Computer Science and Information and Communications Technology: What's the Difference?
People often confuse computer science and information and communications technology (ICT). While similar, they are distinct areas of study.
Whether it's a business looking to hire someone or a student trying to decide what to major in, there is a lot of confusion about the difference between computer science (CS) and information and communications technology (ICT).
It’s not unusual for these two terms to be confused, and in fact, there is a lot of overlap between them. A professional in either discipline will be familiar with most common computer programs and will be tech savvy in general.
The difference comes down to the focus of each discipline.
What are the Differences Between IT and ICT?
I know what you’re thinking. Wasn’t the article focusing on the differences between CS and ICT? Why are we talking about information technology (IT) now?
Before diving further into the key differences between CS and ICT we need to explain the macroscopic level between IT and ICT, since the first is the term that is more widely used in the world of informatics. In fact, ICT is a much broader sector that encompasses all aspects of IT along with an additional focus on the communications field.
IT experts focus on the development of apps and software, as well as the monitoring and maintenance of database systems and all the internal information infrastructures of a company. ICT expands the range of IT to connective communication technologies, and include all sides of networking, telecommunications and mobility.
However, the reason why you keep hearing the terms ICT and IT used interchangeably depends on the evolution of our communications technologies. Today, there’s no real border between communication and computers anymore. Nearly anything and any device is connected to the internet, and it’s nearly impossible to be specialized in IT without having a deeper understanding of ICT as well.
Can you imagine being an ITOps without being able to troubleshoot emails, instant messaging apps or the immense range of Internet of Things (IOT) devices?
Although ICT is, by definition, more expansive, today the two definitions tend to overlap. Having said this, let’s move to what ICT is.
What is Information and Communications Technology (ICT)?
ICT focuses on how to best employ the programs out there, usually for business needs. This means that ICT professionals need to know about existing applications, how they interact, how they are best used and how to troubleshoot problems between them.
In a nutshell, ICT (or IT) professionals are those who make practical use of the technology invented by CS engineers. They operate the infrastructures, apps, tools and operating systems required to carry out all kind of tasks needed by governments, institutions and corporations. They need a certain degree of critical thinking, and the ability to use the tools and resources at their disposal as effectively as possible.

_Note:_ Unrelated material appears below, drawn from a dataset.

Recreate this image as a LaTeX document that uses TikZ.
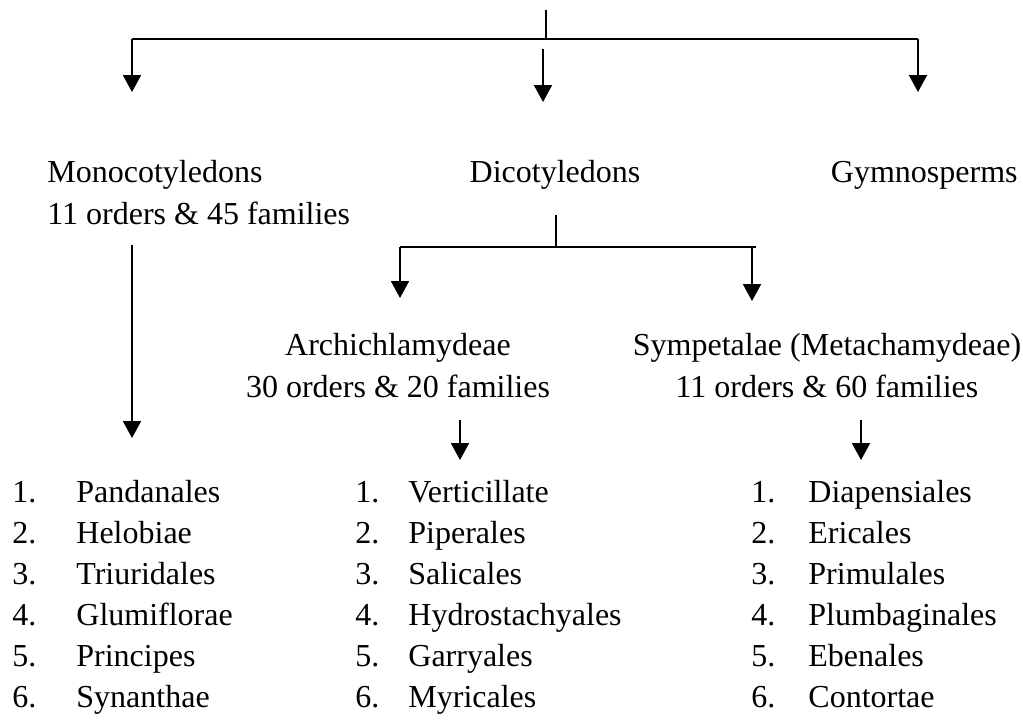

Their focus is finding solutions, working in tandem with other operators outside their department such as digital marketing specialists, customer support professionals and human resources managers. The tasks and responsibilities of ICT professionals range from building communication networks (network architects) to prevent cybercrime (information security analysts), storing and administering data (database administrators), or troubleshooting infrastructures and perform day-to-day maintenance (system administrators).
What is Computer Science (CS)?
Where ICT and IT focus on the practical side of informatics technologies, computer science deals with its more theoretical aspects. CS is focused on creating new applications for computers. This means that computer scientists must have a deeper understanding of computers, algorithms, programming languages, theory and so on. (Read What Functional Programming Language is Best to Learn Now?)
While ICT professionals are usually technicians, CS specialists are, in fact, engineers and scientists undergoing a rigorous education more often than not. A CS specialist must know at least one (but usually more) programming language such as Python, Java, C++ or HTML.
They must code on a daily basis and know how to using advanced algorithms to invent new tools to transfer and manipulate information. Programmers and software engineers are both CS specialists that focus on creating new tools and apps that will be later used by ICT and IT professionals.
They’re a bit different from computer engineers, though, since CE must build the computer parts and make them work together. Computer scientists are generally concerned with software, operating systems and their implementation and functionality.
CS specialists can be found in a broad range of different environments, ranging from software houses, video game companies, and universities. They can focus on various tasks, such as developing and upgrading operating systems (system engineers), developing and coding apps, video game and tools (application software developers), or programming the code required by a website to work (web designers).
In contrast to ICT operators, however, they are not concerned with the day-to-day application of computer technologies. For example, if a tool’s efficiency must be improved, a CS will work on creating a patch that will upgrade the software, while an IT professional will find a way to improve the way it integrates with the current infrastructure.
Again, this is not to say that a computer scientist won’t know how to troubleshoot two conflicting programs or that an ICT professional won’t know how to program. However, each type of professional has a different focus in terms of their educational backgrounds and, as a result, different professional experiences.
It is a bit of an oversimplification, but it's not incorrect to say that computer scientists focus on building programs, while ICT professionals focus on running them.